Además, es notable que se repitan estas actitudes en España, donde los escritores aún cuentan con cierta influencia. Es el nuestro un país que lee poco y mal, pues la mayor parte de lo que lee es ficción, y no siempre de calidad. Quizá por eso a los escritores de ficción, como a los que antes alternaban la metafísica académica con las soflamas incendiarias, les tiene cuenta preservar su primorosa adolescencia. Estaríamos así ante un fenómeno gobernado, no por la oferta, sino por la demanda.
Sería esta posibilidad coherente con que el escritor no extraiga de su decepción la conclusión más lógica, que no consiste en decirnos si votará o no, o cómo va a hacerlo; sino en callarse. El ciego que da los palos más torpes es el que cree ver, cuando en realidad tiene una venda en los ojos. Por eso, un mínimo de prudencia exige que no se postule como pastor, por mucho que insinúe su ceguera. Máxime tras haber constatado la enormidad de sus errores.
Su persistencia en la prédica avala esta segunda hipótesis, por lo que el problema de fondo no sería tanto la adolescencia pertinaz del escritor, sino la de sus lectores. Cuando éstos se arrepienten, también se sienten engañados, doblemente. Con razón exigen que su narrador de cabecera les administre excusas reconfortantes. Por ejemplo, la de que los responsables son todos los políticos, no sólo sus políticos; y menos aún ellos mismos por haberles votado.

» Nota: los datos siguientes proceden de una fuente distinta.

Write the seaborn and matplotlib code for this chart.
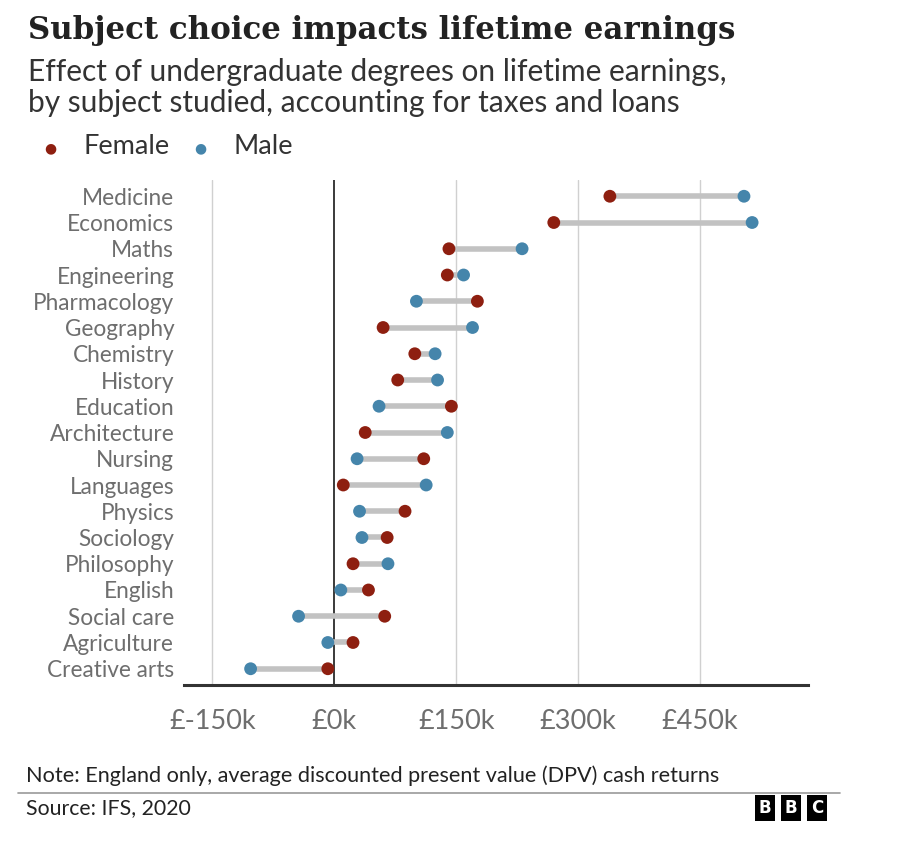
import numpy as np
import pandas as pd
import matplotlib.pyplot as plt
import seaborn as sns

# Lifetime earnings effect (£k)
subjects = ['Medicine', 'Economics', 'Maths', 'Engineering', 'Pharmacology',
            'Geography', 'Chemistry', 'History', 'Education', 'Architecture',
            'Nursing', 'Languages', 'Physics', 'Sociology', 'Philosophy',
            'English', 'Social care', 'Agriculture', 'Creative arts']
female = [339, 270, 141, 139, 176, 60, 99, 78, 144, 38,
          110, 11, 87, 65, 23, 42, 62, 23, -8]
male = [504, 514, 231, 159, 101, 170, 124, 127, 55, 139,
        28, 113, 31, 34, 66, 8, -44, -8, -103]
ticks = [-150, 0, 150, 300, 450]
tick_labels = ['£-150k', '£0k', '£150k', '£300k', '£450k']

FEMALE_C = '#8e1f10'
MALE_C = '#4585ab'
GREY_TXT = '#6e6e6e'

sns.set_theme(style="white")
plt.rcParams['font.family'] = ['Lato', 'DejaVu Sans']

df = pd.DataFrame({'subject': subjects, 'Female': female, 'Male': male})
long = df.melt(id_vars='subject', var_name='sex', value_name='value')

fig = plt.figure(figsize=(9, 8.43), dpi=100)
ax = fig.add_axes([0.2044, 0.1874, 0.6936, 0.5991])

# grid lines
for t in ticks:
    if t == 0:
        ax.axvline(t, color='#2b2b2b', lw=1.3, zorder=1)
    else:
        ax.axvline(t, color='#d0d0d0', lw=1.0, zorder=0)

# connectors
ypos = np.arange(len(subjects))
ax.hlines(ypos, df['Female'], df['Male'], color='#c2c2c2', lw=4, zorder=2)

sns.scatterplot(data=long, x='value', y='subject', hue='sex',
                palette={'Female': FEMALE_C, 'Male': MALE_C},
                s=85, edgecolor='none', zorder=3, legend=False, ax=ax)

ax.set_xlim(-185, 583)
ax.set_ylim(18.62, -0.62)
ax.set_xticks(ticks)
ax.set_xticklabels(tick_labels, fontsize=19.5, color=GREY_TXT)
ax.set_yticks(ypos)
ax.set_yticklabels(subjects, fontsize=16.3, color=GREY_TXT)
ax.tick_params(axis='x', length=0, pad=17)
ax.tick_params(axis='y', length=0, pad=7)
ax.set_xlabel('')
ax.set_ylabel('')
for s in ['top', 'right', 'left']:
    ax.spines[s].set_visible(False)
ax.spines['bottom'].set_color('#333333')
ax.spines['bottom'].set_linewidth(2.2)

# titles
fig.text(0.031, 1 - 31 / 843, 'Subject choice impacts lifetime earnings',
         fontsize=22.2, fontweight='bold', family=['DejaVu Serif'],
         color='#222222', va='center', ha='left')
fig.text(0.031, 1 - 72 / 843, 'Effect of undergraduate degrees on lifetime earnings,',
         fontsize=21.5, color='#333333', va='center', ha='left')
fig.text(0.031, 1 - 103 / 843, 'by subject studied, accounting for taxes and loans',
         fontsize=21.5, color='#333333', va='center', ha='left')

# legend
fig.text(50 / 900, 1 - 148 / 843, '●', color=FEMALE_C, fontsize=10,
         ha='center', va='center', family=['DejaVu Sans'])
fig.text(83 / 900, 1 - 147 / 843, 'Female', fontsize=19.5, color='#333333',
         ha='left', va='center')
fig.text(200 / 900, 1 - 148 / 843, '●', color=MALE_C, fontsize=10,
         ha='center', va='center', family=['DejaVu Sans'])
fig.text(233 / 900, 1 - 147 / 843, 'Male', fontsize=19.5, color='#333333',
         ha='left', va='center')

# footer
fig.text(26 / 900, 1 - 776 / 843,
         'Note: England only, average discounted present value (DPV) cash returns',
         fontsize=15.6, color='#222222', ha='left', va='center')
fig.add_artist(plt.Line2D([18 / 900, 840 / 900], [1 - 793 / 843, 1 - 793 / 843],
                          color='#999999', lw=1.2))
fig.text(26 / 900, 1 - 808 / 843, 'Source: IFS, 2020', fontsize=15.3,
         color='#222222', ha='left', va='center')
for i, x in enumerate([765, 791, 817]):
    fig.text(x / 900, 1 - 808 / 843, 'BBC'[i], fontsize=12, fontweight='bold',
             color='white', ha='center', va='center', family=['DejaVu Sans'],
             bbox=dict(boxstyle='square,pad=0.25', fc='black', ec='none'))

fig.savefig('out.png', dpi=100)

El lector engañado demanda un servicio completo, un exorcismo penitencial que le permita posar de ecuánime, no perder mucha autoestima; y que, sobre todo, le apreste a reincidir. Como bien sabe el Dr. Sánchez, una vez cumplida esa penitencia, ya estarán todos ellos, pastores y pastoreados, en condiciones de dejarse engañar de nuevo en la primavera de 2027. O incluso antes, si les prescribe una nueva excusa, quizá basada en ese mendaz igualitarismo en la maldad de todos los políticos.